— What needs to be done —
Write the listing below out again exactly, dropping the images.

_ _ _ _ _ _ _

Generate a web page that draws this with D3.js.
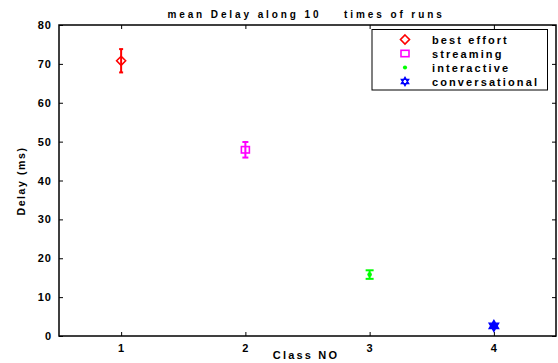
<!DOCTYPE html>
<html>
<head>
<meta charset="utf-8">
<script src="https://cdn.jsdelivr.net/npm/d3@7"></script>
<style>
  html, body { margin: 0; padding: 0; background: #fff; }
  svg text { font-family: "Liberation Sans", Arial, sans-serif; }
</style>
</head>
<body>
<svg id="chart" width="558" height="363"></svg>
<script>
// Class numbers and their service names
const classes = [1, 2, 3, 4];
const classNames = ["best effort", "streaming", "interactive", "conversational"];
// Mean delay (ms) over 10 runs and half-width of the error bar
const meanDelay = [70.8, 47.9, 15.8, 2.6];
const delayErr = [3.0, 2.0, 1.1, 0.5];
const colors = ["#ff0000", "#ff00ff", "#00ff00", "#0000ff"];
const markers = ["diamond", "square", "point", "hexagram"];
const yTicks = [0, 10, 20, 30, 40, 50, 60, 70, 80];

const svg = d3.select("#chart");
const m = { left: 59, right: 556, top: 25, bottom: 336 };

const x = d3.scaleLinear().domain([0.5, 4.5]).range([m.left, m.right]);
const y = d3.scaleLinear().domain([0, 80]).range([m.bottom, m.top]);

const tickFont = g => g.selectAll("text")
  .attr("font-size", 11).attr("font-weight", "bold")
  .attr("letter-spacing", "1px").attr("fill", "#000");

// Axes with inward ticks on all four sides
svg.append("g").attr("transform", `translate(0,${m.bottom})`)
  .call(d3.axisBottom(x).tickValues(classes).tickFormat(d3.format("d")).tickSizeInner(-4).tickSizeOuter(0).tickPadding(8))
  .call(g => g.select(".domain").remove())
  .call(tickFont);
svg.append("g").attr("transform", `translate(0,${m.top})`)
  .call(d3.axisTop(x).tickValues(classes).tickFormat("").tickSizeInner(-4).tickSizeOuter(0))
  .call(g => g.select(".domain").remove());
svg.append("g").attr("transform", `translate(${m.left},0)`)
  .call(d3.axisLeft(y).tickValues(yTicks).tickSizeInner(-4).tickSizeOuter(0).tickPadding(7))
  .call(g => g.select(".domain").remove())
  .call(tickFont);
svg.append("g").attr("transform", `translate(${m.right},0)`)
  .call(d3.axisRight(y).tickValues(yTicks).tickFormat("").tickSizeInner(-4).tickSizeOuter(0))
  .call(g => g.select(".domain").remove());
svg.selectAll(".tick line").attr("stroke", "#000");

// Plot frame
svg.append("rect")
  .attr("x", m.left).attr("y", m.top)
  .attr("width", m.right - m.left).attr("height", m.bottom - m.top)
  .attr("fill", "none").attr("stroke", "#000").attr("stroke-width", 1.5);

// Error bars
const capW = [2, 3, 4, 2];
const bars = svg.append("g");
classes.forEach((c, i) => {
  const cx = x(c);
  const y0 = y(meanDelay[i] - delayErr[i]);
  const y1 = y(meanDelay[i] + delayErr[i]);
  const g = bars.append("g").attr("stroke", colors[i]).attr("stroke-width", 2).attr("fill", "none");
  g.append("line").attr("x1", cx).attr("x2", cx).attr("y1", y0).attr("y2", y1);
  g.append("line").attr("x1", cx - capW[i]).attr("x2", cx + capW[i]).attr("y1", y0).attr("y2", y0);
  g.append("line").attr("x1", cx - capW[i]).attr("x2", cx + capW[i]).attr("y1", y1).attr("y2", y1);
});

// Marker drawing
function drawMarker(sel, type, color, cx, cy, scale) {
  const s = scale || 1;
  if (type === "diamond") {
    const r = 4.5 * s;
    sel.append("path").attr("d", `M${cx},${cy - r}L${cx + r},${cy}L${cx},${cy + r}L${cx - r},${cy}Z`)
      .attr("fill", "none").attr("stroke", color).attr("stroke-width", 1.6);
  } else if (type === "square") {
    const r = 4 * s;
    sel.append("rect").attr("x", cx - r).attr("y", cy - r * 0.8).attr("width", 2 * r).attr("height", 1.6 * r)
      .attr("fill", "none").attr("stroke", color).attr("stroke-width", 1.6);
  } else if (type === "point") {
    sel.append("circle").attr("cx", cx).attr("cy", cy).attr("r", 2.3 * s).attr("fill", color);
  } else if (type === "hexagram") {
    const r = 4.2 * s;
    const tri = a => d3.range(3).map(k => {
      const t = a + k * 2 * Math.PI / 3;
      return [cx + r * Math.cos(t), cy + r * Math.sin(t)];
    });
    const path = pts => "M" + pts.map(p => p.join(",")).join("L") + "Z";
    sel.append("path").attr("d", path(tri(-Math.PI / 2)) + path(tri(Math.PI / 2)))
      .attr("fill", s > 1 ? color : "none").attr("stroke", color).attr("stroke-width", 1.4);
  }
}

const pts = svg.append("g");
classes.forEach((c, i) => drawMarker(pts, markers[i], colors[i], x(c), y(meanDelay[i]), i === 3 ? 1.3 : 1));

// Title and axis labels
svg.append("text").attr("x", 306).attr("y", 18).attr("text-anchor", "middle")
  .attr("font-size", 10).attr("font-weight", "bold").attr("letter-spacing", "2.9px")
  .attr("xml:space", "preserve").style("white-space", "pre")
  .text("mean Delay along 10    times of runs");
svg.append("text").attr("x", 306).attr("y", 359).attr("text-anchor", "middle")
  .attr("font-size", 11).attr("font-weight", "bold").attr("letter-spacing", "2.2px")
  .text("Class NO");
svg.append("text").attr("transform", "translate(25,181) rotate(-90)").attr("text-anchor", "middle")
  .attr("font-size", 10.5).attr("font-weight", "bold").attr("letter-spacing", "1.6px")
  .text("Delay (ms)");

// Legend
const lg = svg.append("g");
lg.append("rect").attr("x", 372).attr("y", 29.5).attr("width", 175.5).attr("height", 60.5)
  .attr("fill", "#fff").attr("stroke", "#000").attr("stroke-width", 1);
const rowY = [39.5, 53.5, 67.5, 81.5];
classNames.forEach((name, i) => {
  drawMarker(lg, markers[i], colors[i], 405, rowY[i], i === 2 ? 0.9 : 1);
  lg.append("text").attr("x", 432).attr("y", rowY[i] + 4).attr("font-size", 11).attr("font-weight", "bold")
    .attr("letter-spacing", "2.1px").text(name);
});
</script>
</body>
</html>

_ _ _ _ _ _ _

— Output for this task —
Generate a web page that draws this with D3.js.
<!DOCTYPE html>
<html>
<head>
<meta charset="utf-8">
<script src="https://cdn.jsdelivr.net/npm/d3@7"></script>
<style>
  html, body { margin: 0; padding: 0; background: #fff; }
  svg text { font-family: "Liberation Sans", Arial, sans-serif; }
</style>
</head>
<body>
<svg id="chart" width="558" height="363"></svg>
<script>
// Class numbers and their service names
const classes = [1, 2, 3, 4];
const classNames = ["best effort", "streaming", "interactive", "conversational"];
// Mean delay (ms) over 10 runs and half-width of the error bar
const meanDelay = [70.8, 47.9, 15.8, 2.6];
const delayErr = [3.0, 2.0, 1.1, 0.5];
const colors = ["#ff0000", "#ff00ff", "#00ff00", "#0000ff"];
const markers = ["diamond", "square", "point", "hexagram"];
const yTicks = [0, 10, 20, 30, 40, 50, 60, 70, 80];

const svg = d3.select("#chart");
const m = { left: 59, right: 556, top: 25, bottom: 336 };

const x = d3.scaleLinear().domain([0.5, 4.5]).range([m.left, m.right]);
const y = d3.scaleLinear().domain([0, 80]).range([m.bottom, m.top]);

const tickFont = g => g.selectAll("text")
  .attr("font-size", 11).attr("font-weight", "bold")
  .attr("letter-spacing", "1px").attr("fill", "#000");

// Axes with inward ticks on all four sides
svg.append("g").attr("transform", `translate(0,${m.bottom})`)
  .call(d3.axisBottom(x).tickValues(classes).tickFormat(d3.format("d")).tickSizeInner(-4).tickSizeOuter(0).tickPadding(8))
  .call(g => g.select(".domain").remove())
  .call(tickFont);
svg.append("g").attr("transform", `translate(0,${m.top})`)
  .call(d3.axisTop(x).tickValues(classes).tickFormat("").tickSizeInner(-4).tickSizeOuter(0))
  .call(g => g.select(".domain").remove());
svg.append("g").attr("transform", `translate(${m.left},0)`)
  .call(d3.axisLeft(y).tickValues(yTicks).tickSizeInner(-4).tickSizeOuter(0).tickPadding(7))
  .call(g => g.select(".domain").remove())
  .call(tickFont);
svg.append("g").attr("transform", `translate(${m.right},0)`)
  .call(d3.axisRight(y).tickValues(yTicks).tickFormat("").tickSizeInner(-4).tickSizeOuter(0))
  .call(g => g.select(".domain").remove());
svg.selectAll(".tick line").attr("stroke", "#000");

// Plot frame
svg.append("rect")
  .attr("x", m.left).attr("y", m.top)
  .attr("width", m.right - m.left).attr("height", m.bottom - m.top)
  .attr("fill", "none").attr("stroke", "#000").attr("stroke-width", 1.5);

// Error bars
const capW = [2, 3, 4, 2];
const bars = svg.append("g");
classes.forEach((c, i) => {
  const cx = x(c);
  const y0 = y(meanDelay[i] - delayErr[i]);
  const y1 = y(meanDelay[i] + delayErr[i]);
  const g = bars.append("g").attr("stroke", colors[i]).attr("stroke-width", 2).attr("fill", "none");
  g.append("line").attr("x1", cx).attr("x2", cx).attr("y1", y0).attr("y2", y1);
  g.append("line").attr("x1", cx - capW[i]).attr("x2", cx + capW[i]).attr("y1", y0).attr("y2", y0);
  g.append("line").attr("x1", cx - capW[i]).attr("x2", cx + capW[i]).attr("y1", y1).attr("y2", y1);
});

// Marker drawing
function drawMarker(sel, type, color, cx, cy, scale) {
  const s = scale || 1;
  if (type === "diamond") {
    const r = 4.5 * s;
    sel.append("path").attr("d", `M${cx},${cy - r}L${cx + r},${cy}L${cx},${cy + r}L${cx - r},${cy}Z`)
      .attr("fill", "none").attr("stroke", color).attr("stroke-width", 1.6);
  } else if (type === "square") {
    const r = 4 * s;
    sel.append("rect").attr("x", cx - r).attr("y", cy - r * 0.8).attr("width", 2 * r).attr("height", 1.6 * r)
      .attr("fill", "none").attr("stroke", color).attr("stroke-width", 1.6);
  } else if (type === "point") {
    sel.append("circle").attr("cx", cx).attr("cy", cy).attr("r", 2.3 * s).attr("fill", color);
  } else if (type === "hexagram") {
    const r = 4.2 * s;
    const tri = a => d3.range(3).map(k => {
      const t = a + k * 2 * Math.PI / 3;
      return [cx + r * Math.cos(t), cy + r * Math.sin(t)];
    });
    const path = pts => "M" + pts.map(p => p.join(",")).join("L") + "Z";
    sel.append("path").attr("d", path(tri(-Math.PI / 2)) + path(tri(Math.PI / 2)))
      .attr("fill", s > 1 ? color : "none").attr("stroke", color).attr("stroke-width", 1.4);
  }
}

const pts = svg.append("g");
classes.forEach((c, i) => drawMarker(pts, markers[i], colors[i], x(c), y(meanDelay[i]), i === 3 ? 1.3 : 1));

// Title and axis labels
svg.append("text").attr("x", 306).attr("y", 18).attr("text-anchor", "middle")
  .attr("font-size", 10).attr("font-weight", "bold").attr("letter-spacing", "2.9px")
  .attr("xml:space", "preserve").style("white-space", "pre")
  .text("mean Delay along 10    times of runs");
svg.append("text").attr("x", 306).attr("y", 359).attr("text-anchor", "middle")
  .attr("font-size", 11).attr("font-weight", "bold").attr("letter-spacing", "2.2px")
  .text("Class NO");
svg.append("text").attr("transform", "translate(25,181) rotate(-90)").attr("text-anchor", "middle")
  .attr("font-size", 10.5).attr("font-weight", "bold").attr("letter-spacing", "1.6px")
  .text("Delay (ms)");

// Legend
const lg = svg.append("g");
lg.append("rect").attr("x", 372).attr("y", 29.5).attr("width", 175.5).attr("height", 60.5)
  .attr("fill", "#fff").attr("stroke", "#000").attr("stroke-width", 1);
const rowY = [39.5, 53.5, 67.5, 81.5];
classNames.forEach((name, i) => {
  drawMarker(lg, markers[i], colors[i], 405, rowY[i], i === 2 ? 0.9 : 1);
  lg.append("text").attr("x", 432).attr("y", rowY[i] + 4).attr("font-size", 11).attr("font-weight", "bold")
    .attr("letter-spacing", "2.1px").text(name);
});
</script>
</body>
</html>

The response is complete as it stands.